De plus : les chevaliers étoient les traitans de la république ; ils étoient avides, ils semoient les malheurs dans les malheurs, & faisoient naître les besoins publics des besoins publics. Bien loin de donner à de telles gens la puissance de juger, il auroit fallu qu’ils eussent été sans cesse sous les yeux des juges. Il faut dire cela à la louange des anciennes loix Françoises : elles ont stipulé, avec les gens d’affaires, avec la méfiance que l’on garde à des ennemis. Lorsqu’à Rome les jugemens furent transportés aux traitans, il n’y eut plus de vertu, plus de police, plus de loix, plus de magistrature, plus de magistrats.
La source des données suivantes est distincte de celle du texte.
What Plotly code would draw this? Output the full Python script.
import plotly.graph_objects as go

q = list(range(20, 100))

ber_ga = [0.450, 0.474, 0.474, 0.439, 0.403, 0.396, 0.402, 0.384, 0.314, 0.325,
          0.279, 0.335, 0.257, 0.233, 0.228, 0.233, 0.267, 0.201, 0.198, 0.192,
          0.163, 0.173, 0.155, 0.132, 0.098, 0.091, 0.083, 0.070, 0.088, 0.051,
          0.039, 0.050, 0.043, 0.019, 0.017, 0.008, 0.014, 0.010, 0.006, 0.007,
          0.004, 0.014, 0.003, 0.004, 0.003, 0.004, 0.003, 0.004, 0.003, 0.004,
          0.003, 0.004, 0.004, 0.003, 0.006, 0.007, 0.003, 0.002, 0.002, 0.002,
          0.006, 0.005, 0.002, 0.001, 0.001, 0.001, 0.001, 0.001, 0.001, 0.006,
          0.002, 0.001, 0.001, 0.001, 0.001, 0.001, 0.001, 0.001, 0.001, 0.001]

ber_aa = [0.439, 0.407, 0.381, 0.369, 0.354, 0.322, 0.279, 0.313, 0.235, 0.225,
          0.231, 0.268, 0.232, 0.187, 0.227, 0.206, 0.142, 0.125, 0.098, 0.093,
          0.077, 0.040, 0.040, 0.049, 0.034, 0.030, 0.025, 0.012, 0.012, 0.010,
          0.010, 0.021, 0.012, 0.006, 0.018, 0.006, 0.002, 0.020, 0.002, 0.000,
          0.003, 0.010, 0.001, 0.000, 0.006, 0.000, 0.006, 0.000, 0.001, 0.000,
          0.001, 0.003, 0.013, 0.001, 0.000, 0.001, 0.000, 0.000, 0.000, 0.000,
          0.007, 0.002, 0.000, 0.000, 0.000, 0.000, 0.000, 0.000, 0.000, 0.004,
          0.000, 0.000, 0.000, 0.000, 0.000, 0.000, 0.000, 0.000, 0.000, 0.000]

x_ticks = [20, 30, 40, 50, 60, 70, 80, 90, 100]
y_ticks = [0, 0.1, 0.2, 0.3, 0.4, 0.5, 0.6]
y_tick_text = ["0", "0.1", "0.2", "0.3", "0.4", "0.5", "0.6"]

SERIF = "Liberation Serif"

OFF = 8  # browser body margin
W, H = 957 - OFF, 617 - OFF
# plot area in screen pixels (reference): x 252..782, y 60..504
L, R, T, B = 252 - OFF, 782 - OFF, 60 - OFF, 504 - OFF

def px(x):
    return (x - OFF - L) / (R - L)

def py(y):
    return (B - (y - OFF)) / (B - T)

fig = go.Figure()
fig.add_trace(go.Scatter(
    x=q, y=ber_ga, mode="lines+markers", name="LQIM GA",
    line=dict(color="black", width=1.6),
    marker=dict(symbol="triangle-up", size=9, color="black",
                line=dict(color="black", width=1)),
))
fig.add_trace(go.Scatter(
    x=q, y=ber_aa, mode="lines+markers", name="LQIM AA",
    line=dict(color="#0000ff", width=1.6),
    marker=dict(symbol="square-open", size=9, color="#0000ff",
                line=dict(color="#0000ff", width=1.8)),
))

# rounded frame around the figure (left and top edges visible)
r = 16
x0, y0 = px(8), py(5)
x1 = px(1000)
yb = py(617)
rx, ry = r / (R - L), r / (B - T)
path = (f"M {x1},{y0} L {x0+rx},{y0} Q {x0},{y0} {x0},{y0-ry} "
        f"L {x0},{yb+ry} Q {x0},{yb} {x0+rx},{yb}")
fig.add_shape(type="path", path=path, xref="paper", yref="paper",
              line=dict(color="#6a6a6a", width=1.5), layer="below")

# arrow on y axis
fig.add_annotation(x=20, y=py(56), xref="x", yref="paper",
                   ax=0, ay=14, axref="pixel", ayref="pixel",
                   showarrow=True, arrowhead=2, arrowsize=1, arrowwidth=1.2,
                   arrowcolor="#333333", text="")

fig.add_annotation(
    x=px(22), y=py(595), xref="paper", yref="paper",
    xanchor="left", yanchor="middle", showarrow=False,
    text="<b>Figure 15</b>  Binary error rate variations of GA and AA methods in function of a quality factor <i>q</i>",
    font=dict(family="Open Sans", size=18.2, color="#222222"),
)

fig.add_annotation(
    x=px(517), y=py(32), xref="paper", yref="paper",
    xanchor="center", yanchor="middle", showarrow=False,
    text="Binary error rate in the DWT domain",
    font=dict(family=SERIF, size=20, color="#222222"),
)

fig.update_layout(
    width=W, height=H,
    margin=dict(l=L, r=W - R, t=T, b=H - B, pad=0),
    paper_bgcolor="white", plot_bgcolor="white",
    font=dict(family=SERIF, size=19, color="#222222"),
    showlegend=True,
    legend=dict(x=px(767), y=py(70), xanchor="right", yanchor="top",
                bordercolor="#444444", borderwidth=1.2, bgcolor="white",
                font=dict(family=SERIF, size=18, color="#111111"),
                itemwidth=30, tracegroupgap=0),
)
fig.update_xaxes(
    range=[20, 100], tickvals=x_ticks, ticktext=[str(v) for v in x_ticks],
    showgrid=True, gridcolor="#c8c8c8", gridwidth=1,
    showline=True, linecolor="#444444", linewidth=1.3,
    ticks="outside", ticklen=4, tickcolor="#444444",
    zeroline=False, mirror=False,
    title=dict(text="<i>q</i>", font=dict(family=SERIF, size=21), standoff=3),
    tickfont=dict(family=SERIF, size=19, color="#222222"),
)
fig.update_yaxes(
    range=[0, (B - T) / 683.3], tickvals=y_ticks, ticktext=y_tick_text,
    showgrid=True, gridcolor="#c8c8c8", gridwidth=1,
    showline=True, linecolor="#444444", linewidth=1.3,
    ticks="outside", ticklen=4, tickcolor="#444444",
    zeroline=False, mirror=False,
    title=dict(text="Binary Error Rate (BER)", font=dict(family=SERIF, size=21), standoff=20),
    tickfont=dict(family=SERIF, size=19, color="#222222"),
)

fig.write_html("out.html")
On trouve une peinture bien naïve de ceci, dans quelques fragments de Diodore de Sicile & de Dion. "Mutius Scévola, dit Diodore[2], voulut rappeller les anciennes mœurs, & vivre de son bien propre avec frugalité & intégrité. Car ses prédécesseurs ayant fait une société avec les traitans, qui avoient pour lors les jugemens à Rome, ils avoient rempli la province de toutes sortes de crimes. Mais Scévola fit justice des publicains, & fit mener en prison ceux qui y traînoient les autres."

Dion nous dit[3] que Publius Rutilius, son lieutenant, qui n’étoit pas moins odieux aux chevaliers, fut accusé à son retour d’avoir reçu des présens, & fut condamné à une amende. Il fit sur le champ cession de biens. Son innocence parut, en ce que l’on lui trouva beaucoup moins de bien qu’on ne l’accusoit d’en avoir volé, & il montroit les titres de sa propriété. Il ne voulut plus rester dans la ville avec de telles gens.
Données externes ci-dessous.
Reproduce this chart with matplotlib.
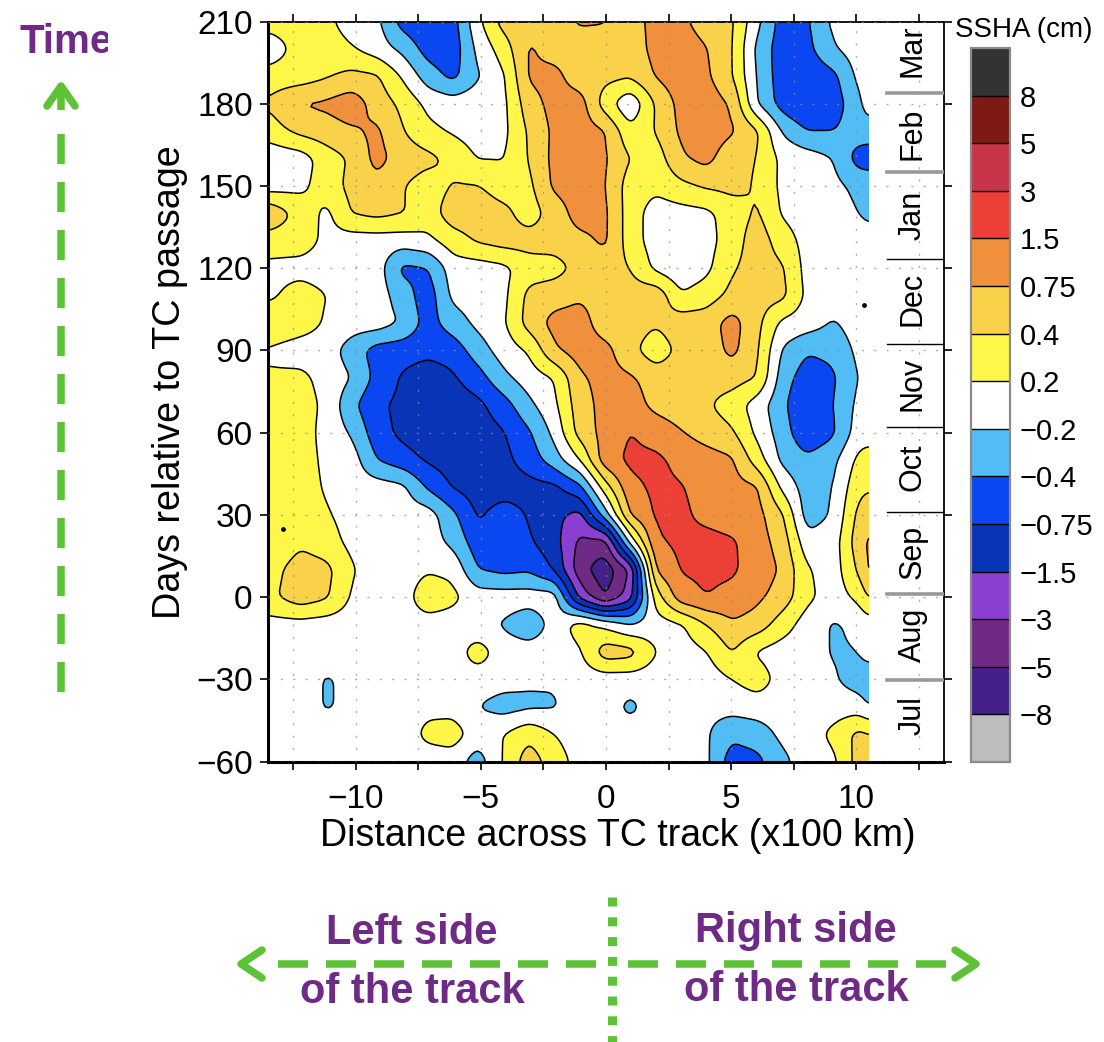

Les Italiens, dit encore Diodore[4], achetoient en


  1. Capite censos plerosque. Salluste, guerre de Jugurtha.
  2. Fragment de cet auteur, liv. XXXVI, dans le recueil de Constantin Porphyrogénete, des vertus & des vices.
  3. Fragment de son histoire, tiré de l’extrait des vertus & des vices.
  4. Fragment du liv.XXXIV, dans l’extrait des vertus & des vices.